Sapphire R9-280 Dual-X Review
Testing
Processor | Intel i7-3770K |
Memory | Geil 8GB (2x4GB) |
Primary HDD | 120GB Kingston Hyper X |
Power Supply | Corsair TX550M |
OS | Windows 8.1 |
Testing, or the fun bit as I like to call it, is going to be a bit different in this review. Rather than putting this card into a super expensive system, filled with expensive components, I am going to show you what this card can do in a more basic system. Hopefully offering a more representative view to what performance you will get.
To put the card through its paces, I used a number of benchmarking tools as well as playing some of the latest games, whilst observing how they played and noting down any issues.
For the games that we could, we used the built in benchmarking facilities to observe how the game played, running the game at the maximum settings that we could achieve, I used the latest non-beta drivers from AMD’s website, and a clean installation of the host operating system – which is always fun to do isn’t it.
Hitman Absolution
Hitman Absolution is an action-adventure game, where the player once again takes on the role of Agent 47, a Hitman employed by the International Contracts Agency. I used the built in benchmarking tool with the Ultra pre-set selected running at 1920×1080 and no other options changed.

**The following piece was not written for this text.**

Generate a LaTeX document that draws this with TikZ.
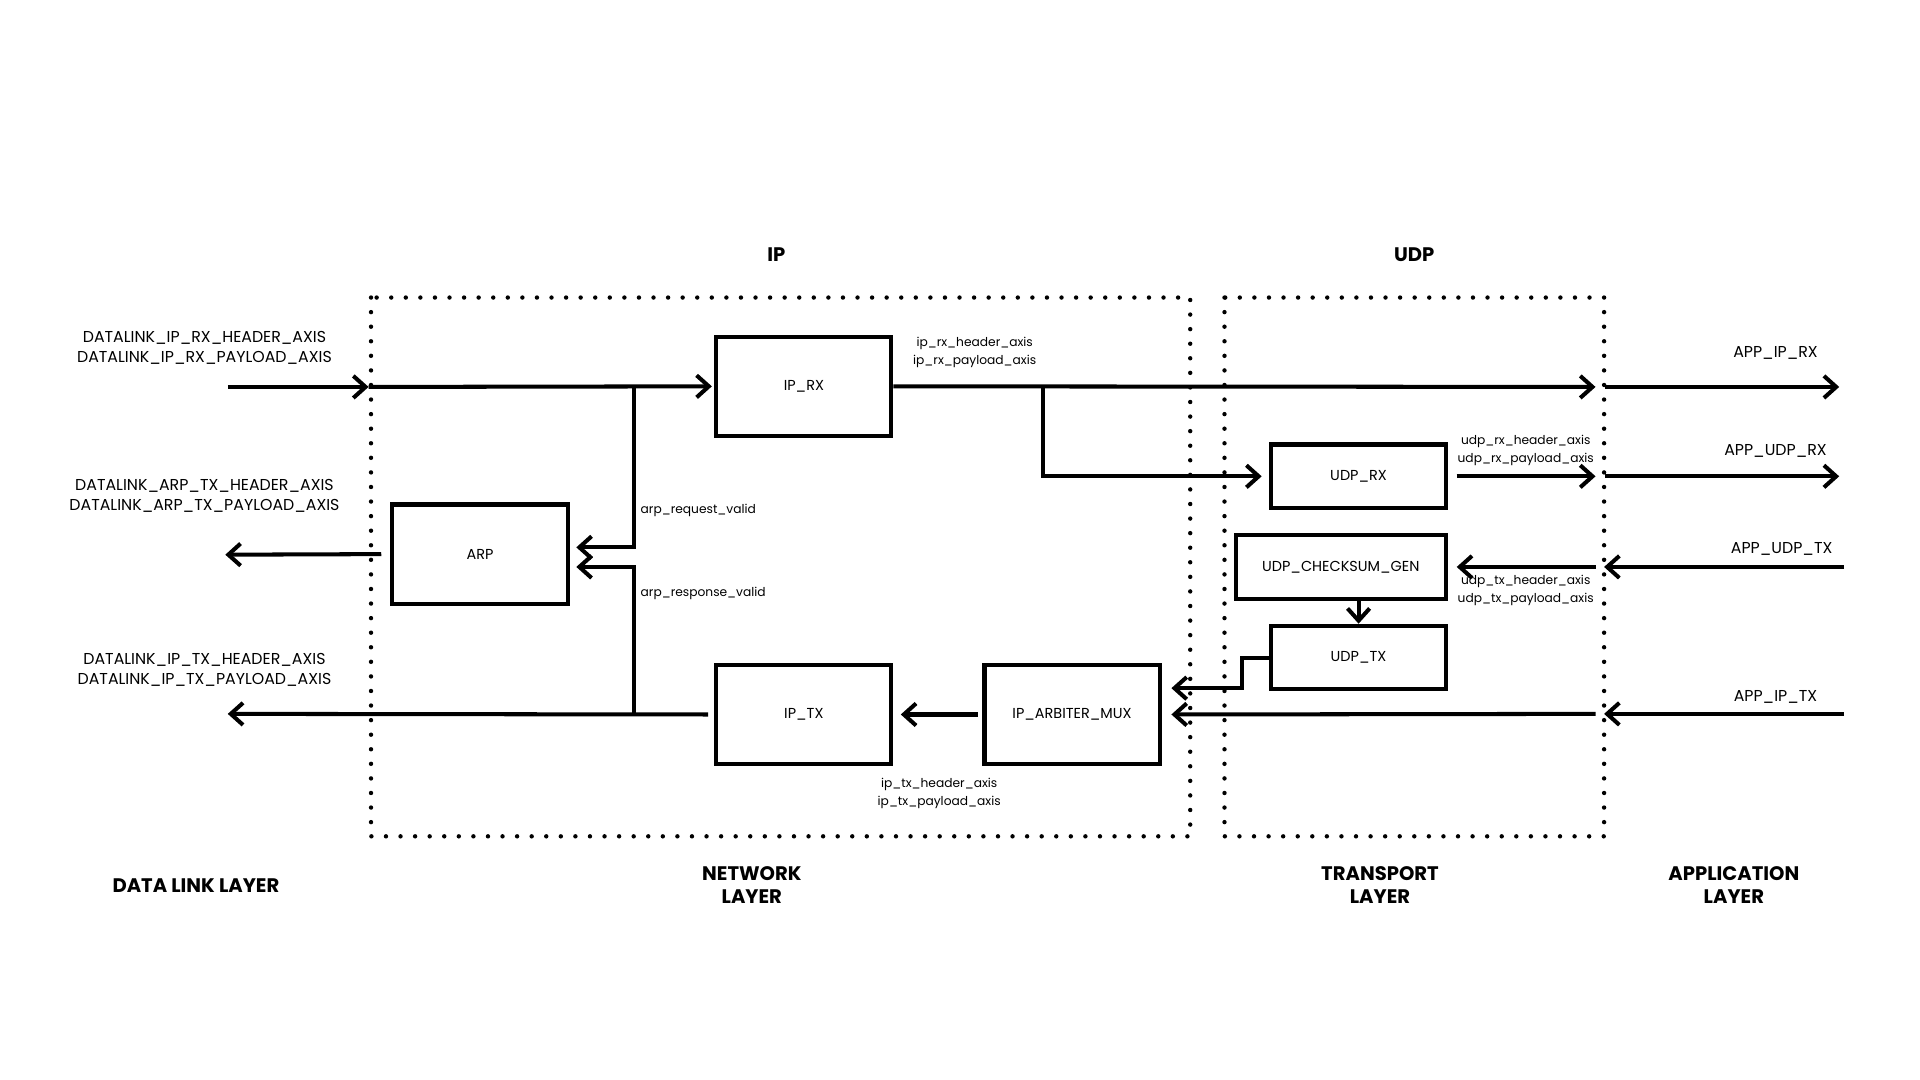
\documentclass[tikz,border=0pt]{standalone}
\usepackage{fontspec}
\setmainfont{Poppins}
\usetikzlibrary{arrows.meta,positioning}
\tikzset{
  blk/.style={draw,line width=3.3pt,minimum width=143pt,minimum height=81pt,inner sep=0pt,font=\fontsize{11.8}{13}\selectfont},
  sig/.style={line width=3.3pt,-{Straight Barb[length=10pt,width=18pt]}},
  layerbox/.style={line width=3.6pt,line cap=round,dash pattern=on 0pt off 11.9pt},
  bus/.style={font=\fontsize{10}{15}\selectfont,align=center,inner sep=0pt},
  port/.style={font=\fontsize{12.9}{16}\selectfont,align=center,inner sep=0pt},
  layer/.style={font=\bfseries\fontsize{16}{19}\selectfont,align=center,inner sep=0pt},
}
\begin{document}
\begin{tikzpicture}[x=1pt,y=-1pt]
\useasboundingbox[fill=white](0,0)rectangle(1568,882);
%layer frames
\draw[layerbox](303,243)rectangle(972,683);
\draw[layerbox](1000,243)rectangle(1310,683);
\node[layer](iphead)at(634,208){IP};
\node[layer](udphead)at(1155,208){UDP};
%blocks
\node[blk](iprx)at(656.5,315.5){IP\_RX};
\node[blk,minimum width=144pt](arp)at(392,452.5){ARP};
\node[blk](iptx)at(656.5,583.5){IP\_TX};
\node[blk](mux)at(875.5,583.5){IP\_ARBITER\_MUX};
\node[blk,minimum height=52pt](udprx)at(1109.5,389){UDP\_RX};
\node[blk,minimum width=172pt,minimum height=52pt](csum)at(1095,463){UDP\_CHECKSUM\_GEN};
\node[blk,minimum height=52pt](udptx)at(1109.5,537){UDP\_TX};
%edge points
\coordinate(dlrx)at(186,316);
\coordinate(iprxin)at(301,316);
\coordinate(dlarp)at(184,453);
\coordinate(dltx)at(186,583);
\coordinate(arpreq)at(518,316);
\coordinate(arprsp)at(518,583);
\coordinate(udpsplit)at(852,316);
\coordinate(rxout)at(1303,316);
\coordinate(udprxout)at(1303,389);
\coordinate(udptxin)at(1303,463);
\coordinate(iptxin)at(1303,583);
\coordinate(apprx)at(1311,316);
\coordinate(appudprx)at(1311,389);
\coordinate(appudptx)at(1506,463);
\coordinate(appiptx)at(1506,583);
%receive path
\draw[sig](dlrx)--(iprxin);
\draw[sig,shorten >=2pt](iprxin)--(iprx.west);
\draw[sig](iprx.east)--(rxout);
\draw[sig](apprx)--++(191,0);
\draw[sig,shorten >=6pt](udpsplit)|-(udprx.west);
\draw[sig,shorten <=7pt](udprx.east)--(udprxout);
\draw[sig](appudprx)--++(191,0);
%arp
\draw[sig,shorten >=5pt](arpreq)|-([yshift=5.5pt]arp.east);
\draw[sig,shorten >=5pt](arprsp)|-([yshift=-10.5pt]arp.east);
\draw[sig,shorten <=7pt](arp.west)--(dlarp);
%transmit path
\draw[sig,shorten <=5pt](iptx.west)--(dltx);
\draw[sig,shorten <=4pt,shorten >=6pt](mux.west)--(iptx.east);
\draw[sig](appiptx)--++(-196,0);
\draw[sig,shorten >=8pt](iptxin)--(mux.east);
\draw[sig](appudptx)--++(-196,0);
\draw[sig,shorten >=7pt](udptxin)--(csum.east);
\draw[sig](udptx.north|-csum.south)--(udptx.north);
\draw[sig,shorten >=8pt](udptx.west)--++(-22,0)|-([yshift=21.5pt]mux.east);
%bus labels
\node[bus](iprxlbl)at(796,288){ip\_rx\_header\_axis\\ip\_rx\_payload\_axis};
\node[bus](iptxlbl)at(767,648){ip\_tx\_header\_axis\\ip\_tx\_payload\_axis};
\node[bus](udprxlbl)at(1246,368){udp\_rx\_header\_axis\\udp\_rx\_payload\_axis};
\node[bus](udptxlbl)at(1246,482){udp\_tx\_header\_axis\\udp\_tx\_payload\_axis};
\node[bus,anchor=west](reqlbl)at(523,417){arp\_request\_valid};
\node[bus,anchor=west](rsplbl)at(523,485){arp\_response\_valid};
%port labels
\node[port](dlrxlbl)at(167,284){DATALINK\_IP\_RX\_HEADER\_AXIS\\DATALINK\_IP\_RX\_PAYLOAD\_AXIS};
\node[port](dlarplbl)at(167,405){DATALINK\_ARP\_TX\_HEADER\_AXIS\\DATALINK\_ARP\_TX\_PAYLOAD\_AXIS};
\node[port](dltxlbl)at(167,547){DATALINK\_IP\_TX\_HEADER\_AXIS\\DATALINK\_IP\_TX\_PAYLOAD\_AXIS};
\node[port](apprxlbl)at(1450,288){APP\_IP\_RX};
\node[port](appudprxlbl)at(1450,368){APP\_UDP\_RX};
\node[port](appudptxlbl)at(1455,448){APP\_UDP\_TX};
\node[port](appiptxlbl)at(1450,569){APP\_IP\_TX};
%layer names
\node[layer](dllayer)at(160,723){DATA LINK LAYER};
\node[layer](netlayer)at(614,723){NETWORK\\LAYER};
\node[layer](trlayer)at(1127,723){TRANSPORT\\LAYER};
\node[layer](applayer)at(1416,723){APPLICATION\\LAYER};
\end{tikzpicture}
\end{document}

The Sapphire R9-280 Dual-X powers through this game with minimal fuss, maintaining a playable frame rate throughout.
Metro Last Light
Metro: Last Light is a single-player first-person shooter video game with survival horror and stealth elements, developed by Ukrainian studio 4A Games. Once again the built in benchmark was used at Very High settings at a resolution of 1920×1080, DirectX 11 enabled, Texture filtering set at AF 4X; Tesselation set to Normal, Motion Blur also set to Normal and finally SSAA: OFF.
Metro Last Light is a more strenuous test for most graphics cards, and here you can see the massive variance in the maximum and minimum frame rates as the graphics card has minor glitches in performance.